United Technologies Offers $2.63 Billion for Diebold
United Technologies Corp, the maker of Otis elevators and Chubb security systems, said it offered to buy Diebold Inc. for $2.63 billion, taking its bid public after the automated-teller machine maker's board declined to discuss a combination for two years. ( Bloomberg )
United Technologies is offering $40 a share, a 66 percent premium to Diebold's $24.12 price on Feb. 29, the company said in a statement. The Diebold board last refused to discuss a buyout on Feb. 21, letters from United Technologies show.
United Technologies may boost Diebold's performance by targeting commercial building customers by installing equipment and selling service contracts like it does for Otis, said James Geisler, vice president of finance at the company. Margins would widen using United Technologies' productivity program and more efficient sales to markets such as China and India, he said.
``We think this is very friendly to Diebold's shareholders and the most encouraging thing would be for Diebold to sit down with us,'' Geisler said. ``We have many options in front of us, but we are most hopeful we can have a dialogue with them.''
If the Diebold board agrees to a discussion and United Technologies can see more detailed information, a higher offer is possible, Hartford, Connecticut-based United Technologies said in its statement.
Diebold spokeswoman Anna Istnick had no immediate comment.

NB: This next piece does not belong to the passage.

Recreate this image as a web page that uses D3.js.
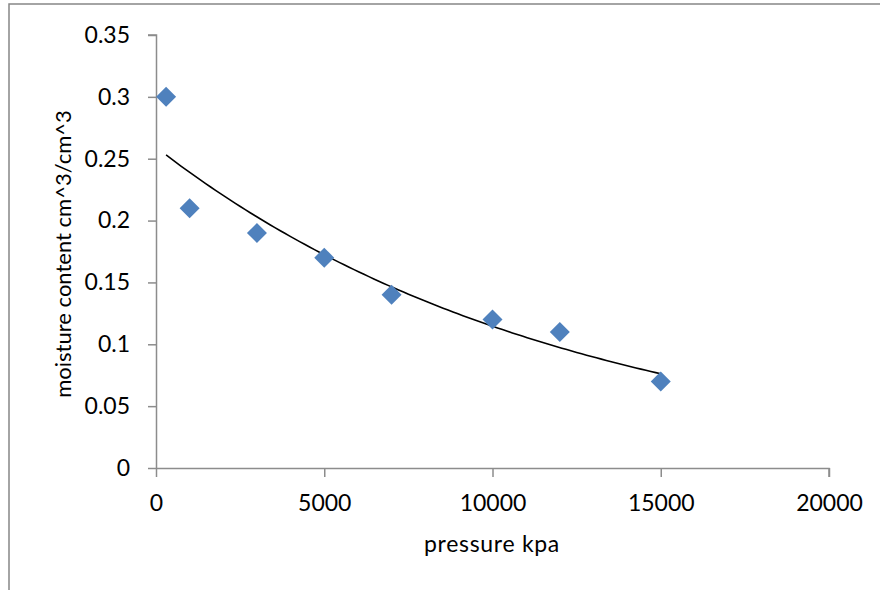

Diebold, under U.S. investigation for accounting practices, fell 38 percent last year. Last month, the North Canton, Ohio- based company said it plans to cut about 5 percent of its workforce to reduce costs.
In January, Diebold said it would restate four years of results to change how it recognizes revenue following discussions with the SEC.
On Feb. 6, Diebold said in a statement it revised its 2006 revenue estimate to $2.93 billion. Sales in 2007 are now estimated at $2.95 billion, an increase of 1 percent, lower than the company's April projection of a 3 percent to 5 percent growth, the company said, announcing the completion of a review.
Diebold is ``still a good business and the offer is subject to due diligence,'' said Geisler.
About 20 percent of United Technologies' revenue comes from emerging markets, giving units like Otis, Carrier and UTC Fire and Security confidence in future growth because of increasing urbanization, the company said last week. Carrier and Otis are the world's biggest companies in their industries.
United Technologies gets more than 60 percent of its revenue from overseas, Geisler said, whereas Diebold gets less than half. A Diebold purchase would be the biggest for United Technologies since the 2005 acquisition of Kidde Plc for about $3 billion. United Technologies typically makes about $1.5 billion to $2 billion in acquisitions annually.
Margins at Diebold, now in the ``single-digits,'' could be raised to ``double-digits,'' over time under United Technologies ownership, Geisler said. About a quarter of equipment made by Diebold, which also makes voting machines, fits with United Technologies' security unit, he said.
United Technologies is getting advice from Morgan Stanley and Wachtell Lipton Rosen & Katz. Its shares fell $1.66 to $70.51 on Feb. 29. The stock, up 22 percent last year, is down 7.9 percent year to date.